Giorgos Keramidas keramida at
Thu Feb 11 19:16:06 UTC 2010

On Thu, 11 Feb 2010 08:04:00 +0000, Matthew Seaman <m.seaman at> wrote:
>On 11/02/2010 05:23, Giorgos Keramidas wrote:
>>On Thu, 11 Feb 2010 00:18:30 -0500, Robert Huff <roberthuff at> wrote:
>>>Lin Taosheng writes:
>>>>      Is that possible to implementated?
>>> For most purposes, what's important is not the account name,
>>> but the User II.  "Root" is special because it has UID 0.  You can,
>>> create other accounts with UIS 0 ... but it's usually a Very Bad
>>> Idea.
>>> As far as I know, there's no reason you can't rename the "root"
>>> account and have a non UID 0 account with that name.  On the other
>>> hand, if you're asking this question there may be a better way to
>>> accomplish your objective: would you care to share?

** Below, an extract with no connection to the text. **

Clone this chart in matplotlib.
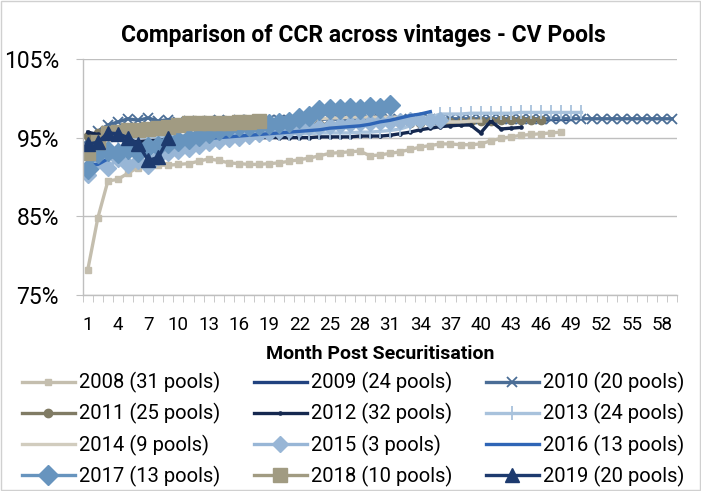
import matplotlib
matplotlib.use("Agg")
import matplotlib.pyplot as plt
from matplotlib.patches import Rectangle
from matplotlib.ticker import FixedLocator, FuncFormatter

plt.rcParams['font.family'] = ['Roboto', 'DejaVu Sans']

# CCR (%) by month post securitisation, one list per vintage
ccr_2008 = [78.2, 84.8, 89.5, 89.7, 90.5, 91.2, 91.5, 91.5, 91.5, 91.6,
            91.7, 92.0, 92.3, 92.1, 91.8, 91.7, 91.6, 91.6, 91.7, 91.8,
            92.0, 92.2, 92.4, 92.7, 93.0, 93.1, 93.2, 93.3, 92.7, 92.8,
            93.0, 93.2, 93.5, 93.8, 94.0, 94.2, 94.2, 94.1, 94.1, 94.2,
            94.6, 94.9, 95.1, 95.3, 95.4, 95.5, 95.6, 95.7]
ccr_2009 = [94.5, 94.9, 95.2, 95.4, 95.5, 95.6, 95.7, 95.8, 95.9, 96.0,
            96.0, 96.1, 96.1, 96.2, 96.2, 96.3, 96.3, 96.4, 96.4, 96.5,
            96.5, 96.5, 96.6, 96.6, 96.6, 96.7, 96.7, 96.7, 96.8, 96.8,
            96.8, 96.9, 96.9, 96.9, 97.0, 97.0, 97.0, 97.0, 97.1, 97.1,
            97.1, 97.1, 97.2, 97.2, 97.2, 97.2, 97.3, 97.3, 97.3]
ccr_2010 = [94.8, 95.8, 96.6, 97.0, 97.4, 97.2, 97.5, 97.1, 97.3, 97.0,
            97.1, 97.0, 97.1, 97.2, 97.1, 97.2, 97.2, 97.3, 97.2, 97.3,
            97.3, 97.2, 97.3, 97.3, 97.4, 97.3, 97.3, 97.4, 97.3, 97.4,
            97.4, 97.3, 97.4, 97.4, 97.4, 97.3, 97.4, 97.4, 97.4, 97.4,
            97.4, 97.4, 97.4, 97.4, 97.4, 97.4, 97.4, 97.4, 97.4, 97.4,
            97.4, 97.4, 97.4, 97.4, 97.4, 97.4, 97.4, 97.4, 97.4]
ccr_2011 = [95.2, 95.6, 95.4, 95.8, 96.0, 96.0, 96.1, 96.1, 96.2, 96.2,
            96.3, 96.3, 96.3, 96.4, 96.4, 96.4, 96.5, 96.5, 96.5, 96.6,
            96.6, 96.6, 96.7, 96.7, 96.7, 96.7, 96.8, 96.8, 96.8, 96.8,
            96.9, 96.9, 96.9, 96.9, 97.0, 97.0, 97.0, 97.0, 97.1, 97.1,
            97.1, 97.2, 97.2, 97.2, 97.3, 97.3]
ccr_2012 = [95.7, 95.4, 95.0, 94.8, 94.6, 94.5, 94.6, 94.7, 94.8, 94.9,
            95.0, 95.0, 95.0, 95.0, 95.0, 95.0, 95.0, 95.0, 95.0, 95.0,
            95.0, 95.0, 95.0, 95.1, 95.1, 95.1, 95.1, 95.2, 95.2, 95.2,
            95.3, 95.5, 95.7, 96.0, 96.2, 96.4, 96.5, 96.6, 96.6, 95.6,
            97.1, 96.1, 96.2, 96.3]
ccr_2013 = [93.5, 94.0, 94.5, 94.8, 95.0, 95.0, 95.1, 95.1, 95.2, 95.2,
            95.3, 95.3, 95.3, 95.4, 95.4, 95.4, 95.4, 95.5, 95.5, 95.5,
            95.5, 95.5, 95.5, 95.6, 95.6, 95.6, 95.6, 95.7, 95.7, 95.8,
            95.9, 96.1, 96.5, 97.0, 97.6, 98.0, 98.0, 98.0, 98.1, 98.1,
            98.1, 98.1, 98.1, 98.2, 98.2, 98.2, 98.2, 98.2, 98.2, 98.2]
ccr_2014 = [94.0, 94.3, 94.6, 94.9, 95.1, 95.3, 95.5, 95.7, 95.8, 96.0,
            96.1, 96.2, 96.3, 96.4, 96.5, 96.6, 96.7, 96.8, 96.9, 97.0,
            97.1, 97.2, 97.3, 97.4, 97.5, 97.5, 97.6, 97.6, 97.6, 97.6,
            97.6, 97.6, 97.5, 97.3, 97.1, 97.0, 97.0, 97.0, 97.1, 97.1]
ccr_2015 = [90.2, 92.0, 91.2, 92.3, 91.5, 92.0, 91.4, 92.5, 93.0, 93.3,
            93.6, 94.0, 94.3, 94.6, 94.8, 95.0, 95.2, 95.4, 95.6, 95.8,
            96.0, 96.1, 96.3, 96.4, 96.5, 96.6, 96.7, 96.8, 96.9, 97.0,
            97.0, 97.1, 97.2, 97.2, 97.3, 97.3]
ccr_2016 = [91.5, 91.6, 92.3, 93.0, 93.4, 93.8, 94.1, 94.3, 94.4, 94.5,
            94.6, 94.8, 94.9, 95.0, 95.1, 95.2, 95.3, 95.4, 95.5, 95.6,
            95.7, 95.8, 95.9, 96.0, 96.2, 96.3, 96.4, 96.5, 96.7, 97.0,
            97.2, 97.5, 97.8, 98.0, 98.3]
ccr_2017 = [91.0, 93.0, 93.3, 93.0, 93.5, 93.2, 93.8, 94.0, 94.3, 94.6,
            94.8, 95.2, 95.6, 96.0, 96.3, 96.5, 96.5, 96.6, 96.7, 96.8,
            97.0, 97.5, 97.8, 98.5, 98.7, 98.6, 98.8, 98.7, 98.9, 98.8,
            99.2]
ccr_2018 = [93.0, 94.5, 95.6, 95.7, 96.0, 96.0, 96.1, 96.2, 96.3, 96.6,
            96.8, 96.9, 96.9, 96.9, 96.9, 97.0, 97.0, 97.1]
ccr_2019 = [94.2, 94.4, 95.6, 95.5, 95.0, 94.2, 92.1, 92.5, 94.9]

labels = ['2008 (31 pools)', '2009 (24 pools)', '2010 (20 pools)',
          '2011 (25 pools)', '2012 (32 pools)', '2013 (24 pools)',
          '2014 (9 pools)', '2015 (3 pools)', '2016 (13 pools)',
          '2017 (13 pools)', '2018 (10 pools)', '2019 (20 pools)']
series = [ccr_2008, ccr_2009, ccr_2010, ccr_2011, ccr_2012, ccr_2013,
          ccr_2014, ccr_2015, ccr_2016, ccr_2017, ccr_2018, ccr_2019]
colors = ['#C4BEAE', '#21427F', '#4A6D96', '#807B64', '#15284F', '#A8C2DC',
          '#D1CCBE', '#98B6D6', '#2F65B6', '#6794BE', '#A19B82', '#1D3A6E']
markers = ['s', None, 'x', 'o', '.', '|', None, 'D', None, 'D', 's', '^']
msizes = [5, 0, 7, 6, 4, 10, 0, 8, 0, 10, 10, 10]

n_months = 59

fig = plt.figure(figsize=(7.01, 4.91), dpi=100)
ax = fig.add_axes([0.118, 0.399, 0.848, 0.481])

lines = []
for vals, lab, c, m, ms in zip(series, labels, colors, markers, msizes):
    months = list(range(1, len(vals) + 1))
    if m is None:
        ln, = ax.plot(months, vals, color=c, lw=2.4, label=lab)
    elif m in ('x', '|', '.'):
        ln, = ax.plot(months, vals, color=c, lw=2.4, marker=m, ms=ms,
                      mew=1.3, label=lab)
    else:
        ln, = ax.plot(months, vals, color=c, lw=2.4, marker=m, ms=ms,
                      mec=c, mfc=c, label=lab)
    lines.append(ln)

ax.set_xlim(0.5, n_months + 0.5)
ax.set_ylim(75, 105)
ax.set_yticks([75, 85, 95, 105])
ax.yaxis.set_major_formatter(FuncFormatter(lambda v, p: f'{v:.0f}%'))
ax.tick_params(axis='y', labelsize=16.5, length=5, color='#BFBFBF', pad=12)
ax.grid(axis='y', color='#BFBFBF', lw=1)
ax.set_axisbelow(True)

ax.set_xticks(list(range(1, n_months + 1, 3)))
ax.xaxis.set_minor_locator(FixedLocator([k + 0.5 for k in range(0, n_months + 1)]))
ax.tick_params(axis='x', which='major', length=0, labelsize=13.5, pad=15)
ax.tick_params(axis='x', which='minor', length=5, color='#BFBFBF')

for s in ['top', 'right']:
    ax.spines[s].set_visible(False)
for s in ['left', 'bottom']:
    ax.spines[s].set_color('#BFBFBF')
    ax.spines[s].set_linewidth(1)

ax.set_xlabel('Month Post Securitisation', fontsize=14, fontweight='bold',
              labelpad=8)
fig.text(0.518, 0.928, 'Comparison of CCR across vintages - CV Pools',
         ha='center', va='center', fontsize=16.5, fontweight='bold')

# legend reads row by row, matplotlib fills column by column
order = [0, 3, 6, 9, 1, 4, 7, 10, 2, 5, 8, 11]
fig.legend([lines[i] for i in order], [labels[i] for i in order],
           loc='upper left', bbox_to_anchor=(0.031, 0.242), ncol=3,
           frameon=False, fontsize=14.5, handlelength=2.65,
           handletextpad=0.2, columnspacing=1.65, labelspacing=0.5,
           borderpad=0, borderaxespad=0)

fig.patches.append(Rectangle((0.002, 0.002), 0.996, 0.996, transform=fig.transFigure,
                             fill=False, edgecolor='#D0D0D0', lw=1))

fig.savefig('out.png', dpi=100)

>> The kernel doesn't really care what your user *name* is.  See for
>> example the 'toor user in '/etc/master.passwd'.
> On the other hand, lots of software expects the superuser account to
> be called 'root' because that what it always has been ever since
> Thompson and Ritchie et al. first created Unix.  Changing the name of
> the superuser account, and making root into an unprivileged user will
> cause you much wailing and gnashing of teeth.  It doesn't really buy
> you much in terms of improved security in any case.  Far better to
> concentrate on making it impossible for the existing root account to
> be compromised.

This is a good point.  One can argue that the specific applications are
those that are broken if they do not use a tunable option to switch the
name of the 'privileged user'.  But that doesn't negate the fact that
precisely *this* type of applications exists out there and will break.